As each chapter unfolds, the reader is taken on a journey to understand what it means to have this identity in Christ amid many masks of the world that threaten to enfold us in. Against social isolation, we are urged to join the "in crowd" based on social identity. At the same time, we are warned against the "over-churched" syndrome that pits a us-versus-them mentality which is unhealthy. Instead, we should adopt a welcoming posture with foundational communication platforms; resisting false identity impressions; and having a clear understanding of our roles in the community. Using 1 Corinthians 7 as a guide, we learn the distinctiveness of superordinate, subgroup, social. economic identities. Using 1 Corinthians 12, we learn about the Church being one body with different members. On and on, whether it is ethnicity; gender; generational; or any other cultural factors, unity is about common identity in Christ. Tucker and Koessler end with nine important principles for unity in diversity.

Three Thoughts
First, identity is not just individual but social. This requires some unpacking as the authors explain what social identity theory is all about. Key to understanding the importance of unity is the need to get away from a "us-vs-them" mentality. Instead of thinking how "united" we are based on some common traits, we are given a wake-up call that those very common things could only make the "us-vs-them" box mentality even worse. It makes sense because the acts of stereotyping, herd mentality, and conformed behaviour are in a sense steep in individualism. It forces people into a mold instead of inviting people into a shared space that is safe and open. This calls for shaking up our conventional beliefs about "identity distortions." This is not easy to understand despite the efforts of the authors. The fault is not the authors but the entrenched cultural norms we live in. How can we move from individualism to social community? Difficult if not impossible. That is why I think this is a long process that must begin somewhere. It must begin as early as possible in the minds of the young. It must be consistently taught and shared by people in leadership. Failing which, we easily fall back into the common identity distortions that the authors had listed in chapter 4.

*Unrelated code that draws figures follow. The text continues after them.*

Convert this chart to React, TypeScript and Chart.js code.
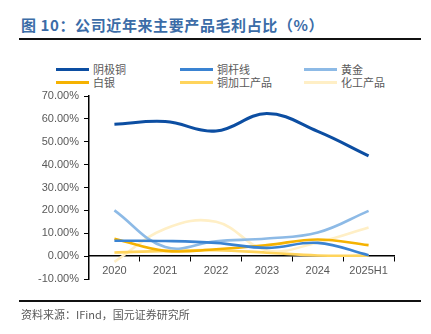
import React, { useEffect, useRef } from 'react';
import { Chart, registerables } from 'chart.js';

Chart.register(...registerables);

const categories = ['2020', '2021', '2022', '2023', '2024', '2025H1'];
const seriesNames = ['阴极铜', '铜杆线', '黄金', '白银', '铜加工产品', '化工产品'];
const cathodeCopper = [57.6, 58.8, 54.7, 62.3, 54.5, 43.8];
const copperRod = [6.7, 6.6, 5.8, 3.6, 5.8, 0.4];
const gold = [20.0, 4.0, 6.5, 7.7, 10.3, 19.8];
const silver = [7.6, 2.3, 3.0, 4.8, 7.3, 4.8];
const copperProducts = [1.6, 2.3, 2.6, 1.5, 0.3, 0.2];
const chemicals = [-2.5, 12.0, 15.0, 2.5, 6.0, 12.5];
const yMin = -10;
const yMax = 70;
const yStep = 10;

const seriesColors = ['#0c4ea2', '#3a83d2', '#8dbae6', '#f5b201', '#ffd45c', '#ffefc6'];
const seriesValues = [cathodeCopper, copperRod, gold, silver, copperProducts, chemicals];

const labelFont = '"Liberation Sans", Arial, sans-serif';
const cjkFont = '"Noto Sans CJK SC", "Noto Sans", sans-serif';

export default function App() {
  const canvasRef = useRef<HTMLCanvasElement | null>(null);

  useEffect(() => {
    if (!canvasRef.current) return;
    const chart = new Chart(canvasRef.current, {
      type: 'line',
      data: {
        labels: categories,
        datasets: seriesNames.map((name, i) => ({
          label: name,
          data: seriesValues[i],
          borderColor: seriesColors[i],
          backgroundColor: seriesColors[i],
          borderWidth: i === 0 ? 3 : 2.6,
          pointRadius: 0,
          pointHoverRadius: 0,
          tension: 0.4,
          fill: false,
        })),
      },
      options: {
        animation: false,
        responsive: false,
        maintainAspectRatio: false,
        layout: { padding: { top: 16, bottom: 31, right: 37, left: 0 } },
        plugins: {
          legend: { display: false },
          tooltip: { enabled: false },
        },
        scales: {
          x: {
            type: 'category',
            position: { y: 0 },
            offset: true,
            grid: {
              display: true,
              drawOnChartArea: false,
              drawTicks: true,
              tickLength: 5,
              offset: true,
              color: '#000',
              lineWidth: 1,
            },
            border: { display: true, color: '#000', width: 1.5 },
            ticks: {
              color: '#595959',
              font: { family: labelFont, size: 11 },
              padding: 3,
              maxRotation: 0,
            },
          },
          y: {
            min: yMin,
            max: yMax,
            grid: {
              display: true,
              drawOnChartArea: false,
              drawTicks: true,
              tickLength: 5,
              color: '#000',
              lineWidth: 1,
            },
            border: { display: true, color: '#000', width: 1.5 },
            ticks: {
              stepSize: yStep,
              color: '#595959',
              font: { family: labelFont, size: 11 },
              padding: 5,
              callback: (v: any) => Number(v).toFixed(2) + '%',
            },
            afterFit: (scale: any) => {
              scale.width = 89;
            },
          },
        },
      },
    });
    return () => chart.destroy();
  }, []);

  const legendCols = [56, 180, 304];
  const legendRows = [69, 82];

  return (
    <div
      style={{
        position: 'absolute',
        left: 0,
        top: 0,
        width: 431,
        height: 334,
        background: '#fff',
        overflow: 'hidden',
      }}
    >
      <div
        style={{
          position: 'absolute',
          left: 21,
          top: 15,
          fontFamily: cjkFont,
          fontWeight: 700,
          fontSize: 15,
          lineHeight: '20px',
          letterSpacing: '0.6px',
          color: '#3b6ca7',
          whiteSpace: 'nowrap',
        }}
      >
        图 10：公司近年来主要产品毛利占比（%）
      </div>
      <div style={{ position: 'absolute', left: 19, top: 38, width: 402, height: 2, background: '#111' }} />

      {seriesNames.map((name, i) => {
        const col = i % 3;
        const row = Math.floor(i / 3);
        return (
          <div key={name}>
            <div
              style={{
                position: 'absolute',
                left: legendCols[col],
                top: legendRows[row] - 1.5,
                width: 33,
                height: 3,
                background: seriesColors[i],
              }}
            />
            <div
              style={{
                position: 'absolute',
                left: legendCols[col] + 37,
                top: legendRows[row] - 8,
                fontFamily: cjkFont,
                fontSize: 11,
                lineHeight: '16px',
                color: '#595959',
                whiteSpace: 'nowrap',
              }}
            >
              {name}
            </div>
          </div>
        );
      })}

      <canvas
        ref={canvasRef}
        width={431}
        height={230}
        style={{ position: 'absolute', left: 0, top: 80, width: 431, height: 230 }}
      />

      <div style={{ position: 'absolute', left: 19, top: 300, width: 402, height: 2, background: '#111' }} />
      <div
        style={{
          position: 'absolute',
          left: 21,
          top: 306,
          fontFamily: cjkFont,
          fontSize: 11,
          lineHeight: '16px',
          color: '#595959',
          whiteSpace: 'nowrap',
        }}
      >
        资料来源：IFind，国元证券研究所
      </div>
    </div>
  );
}
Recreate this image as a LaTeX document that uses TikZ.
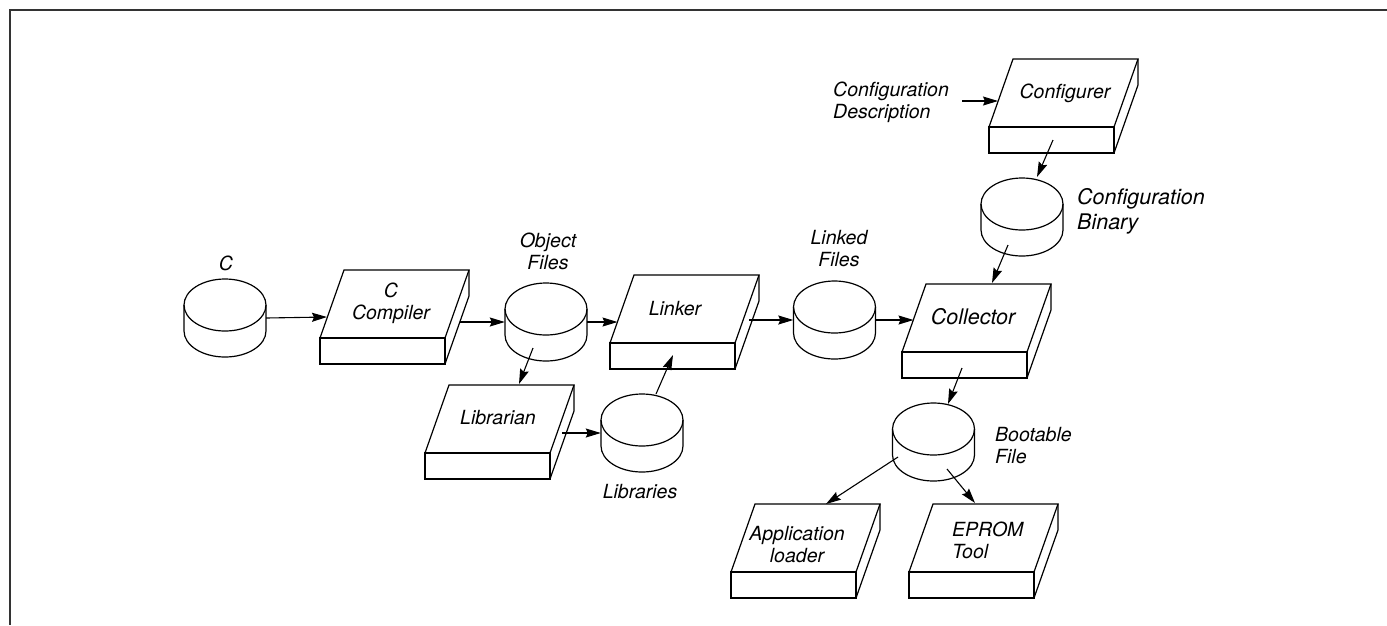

Second, "we together" movement is not just something initiated but sustained. With the understanding of identity already so different, our starting point is already a huge mountain to climb. The nine principles to move forward are still very much too theoretical. As they had admitted, the principles are merely "a start." Thinking about the change is different from shaping the change. One positive example in the book was the disagreement between John and another colleague. The act of humility to listen to alternative opinions created a lasting impression. The challenge is not just one but many more after this one. The fruits of the Spirit as mentioned in Galatians would be most appropriate in sustaining this attitude of change.

Third, the main idea in this book is still very much under the "Work in Progress" status. Very few communities are able to do what the authors had recommended. Tucker and Koessler have stumbled into something critically important but hard to convey across. It is another way to push forward the unity in diversity paradigm. Perhaps, the way this book could be used is not some how-to manual for change but a spark to get inspired ideas flowing. Once we understand the what and the why, hopefully we would be encouraged to seek out the how. This is what this book ought to lead us toward.

J Brian Tucker is Associate Professor of New Testament at Moody Theological Seminary in Michigan. He has over 20 years of pastoral ministry experience.

John Koessler is chair of pastoral studies department at Moody Bible Institute. He has written 13 books and numerous magazine articles. He has served as a pastor of Valley Chapel in Illinois for 9 years.

Rating: 4 stars of 5.


This book has been provided courtesy of Moody Publishers without requiring a positive review. All opinions offered above are mine unless otherwise stated or implied.